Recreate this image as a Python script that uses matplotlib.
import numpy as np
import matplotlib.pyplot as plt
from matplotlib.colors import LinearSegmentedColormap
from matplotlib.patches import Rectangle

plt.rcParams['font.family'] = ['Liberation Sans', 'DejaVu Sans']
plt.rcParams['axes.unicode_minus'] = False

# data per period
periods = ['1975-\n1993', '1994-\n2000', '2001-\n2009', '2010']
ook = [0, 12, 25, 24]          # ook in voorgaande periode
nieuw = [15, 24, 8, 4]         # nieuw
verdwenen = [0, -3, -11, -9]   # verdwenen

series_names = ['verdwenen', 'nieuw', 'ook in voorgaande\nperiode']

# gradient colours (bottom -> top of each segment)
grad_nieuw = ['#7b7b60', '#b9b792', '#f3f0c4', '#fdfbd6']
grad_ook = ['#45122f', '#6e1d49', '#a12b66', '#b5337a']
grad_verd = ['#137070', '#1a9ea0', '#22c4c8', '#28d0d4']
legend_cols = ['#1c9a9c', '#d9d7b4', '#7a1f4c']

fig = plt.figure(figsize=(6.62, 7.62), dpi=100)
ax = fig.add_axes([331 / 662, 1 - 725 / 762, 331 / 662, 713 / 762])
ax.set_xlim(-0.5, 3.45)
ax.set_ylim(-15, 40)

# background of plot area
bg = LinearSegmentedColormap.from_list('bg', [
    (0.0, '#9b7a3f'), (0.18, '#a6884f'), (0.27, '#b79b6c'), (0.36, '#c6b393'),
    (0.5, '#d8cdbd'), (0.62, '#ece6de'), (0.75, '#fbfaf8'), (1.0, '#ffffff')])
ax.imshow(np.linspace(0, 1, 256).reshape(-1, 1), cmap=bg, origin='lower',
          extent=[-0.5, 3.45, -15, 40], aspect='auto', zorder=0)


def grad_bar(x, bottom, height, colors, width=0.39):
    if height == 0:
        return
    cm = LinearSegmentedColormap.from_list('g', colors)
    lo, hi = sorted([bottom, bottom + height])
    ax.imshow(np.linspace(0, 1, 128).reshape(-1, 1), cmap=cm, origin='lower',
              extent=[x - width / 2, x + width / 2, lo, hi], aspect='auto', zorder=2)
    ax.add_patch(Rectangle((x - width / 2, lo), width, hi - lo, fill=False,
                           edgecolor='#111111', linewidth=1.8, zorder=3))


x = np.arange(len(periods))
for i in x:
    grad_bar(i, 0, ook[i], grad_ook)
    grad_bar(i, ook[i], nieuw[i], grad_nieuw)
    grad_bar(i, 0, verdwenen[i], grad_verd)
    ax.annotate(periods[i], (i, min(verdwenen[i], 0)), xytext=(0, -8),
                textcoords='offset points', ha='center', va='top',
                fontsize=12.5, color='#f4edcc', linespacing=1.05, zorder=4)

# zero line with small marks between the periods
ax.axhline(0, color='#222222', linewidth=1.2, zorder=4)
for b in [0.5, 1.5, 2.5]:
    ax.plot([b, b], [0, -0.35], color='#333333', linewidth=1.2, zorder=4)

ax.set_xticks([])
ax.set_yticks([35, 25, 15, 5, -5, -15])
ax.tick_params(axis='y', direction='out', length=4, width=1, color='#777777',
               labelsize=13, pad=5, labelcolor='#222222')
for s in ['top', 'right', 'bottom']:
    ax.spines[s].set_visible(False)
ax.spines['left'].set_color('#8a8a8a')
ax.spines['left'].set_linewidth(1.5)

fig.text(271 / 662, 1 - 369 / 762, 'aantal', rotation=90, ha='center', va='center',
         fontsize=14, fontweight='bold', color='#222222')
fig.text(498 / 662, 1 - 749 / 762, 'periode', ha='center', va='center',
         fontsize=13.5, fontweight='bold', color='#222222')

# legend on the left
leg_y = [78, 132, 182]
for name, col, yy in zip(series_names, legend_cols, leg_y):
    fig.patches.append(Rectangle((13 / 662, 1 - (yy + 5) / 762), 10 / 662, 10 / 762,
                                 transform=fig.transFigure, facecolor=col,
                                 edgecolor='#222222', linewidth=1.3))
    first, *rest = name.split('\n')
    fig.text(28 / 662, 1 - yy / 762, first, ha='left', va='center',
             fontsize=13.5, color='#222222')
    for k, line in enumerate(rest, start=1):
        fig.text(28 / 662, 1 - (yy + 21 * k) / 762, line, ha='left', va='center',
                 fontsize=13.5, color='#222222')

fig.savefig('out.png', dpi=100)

* Instructions to follow: Only the lines from the opening of the material through the line with "ax.set_ylim(-15, 40)" should be echoed, exactly as written.

* Output of the task:
Recreate this image as a Python script that uses matplotlib.
import numpy as np
import matplotlib.pyplot as plt
from matplotlib.colors import LinearSegmentedColormap
from matplotlib.patches import Rectangle

plt.rcParams['font.family'] = ['Liberation Sans', 'DejaVu Sans']
plt.rcParams['axes.unicode_minus'] = False

# data per period
periods = ['1975-\n1993', '1994-\n2000', '2001-\n2009', '2010']
ook = [0, 12, 25, 24]          # ook in voorgaande periode
nieuw = [15, 24, 8, 4]         # nieuw
verdwenen = [0, -3, -11, -9]   # verdwenen

series_names = ['verdwenen', 'nieuw', 'ook in voorgaande\nperiode']

# gradient colours (bottom -> top of each segment)
grad_nieuw = ['#7b7b60', '#b9b792', '#f3f0c4', '#fdfbd6']
grad_ook = ['#45122f', '#6e1d49', '#a12b66', '#b5337a']
grad_verd = ['#137070', '#1a9ea0', '#22c4c8', '#28d0d4']
legend_cols = ['#1c9a9c', '#d9d7b4', '#7a1f4c']

fig = plt.figure(figsize=(6.62, 7.62), dpi=100)
ax = fig.add_axes([331 / 662, 1 - 725 / 762, 331 / 662, 713 / 762])
ax.set_xlim(-0.5, 3.45)
ax.set_ylim(-15, 40)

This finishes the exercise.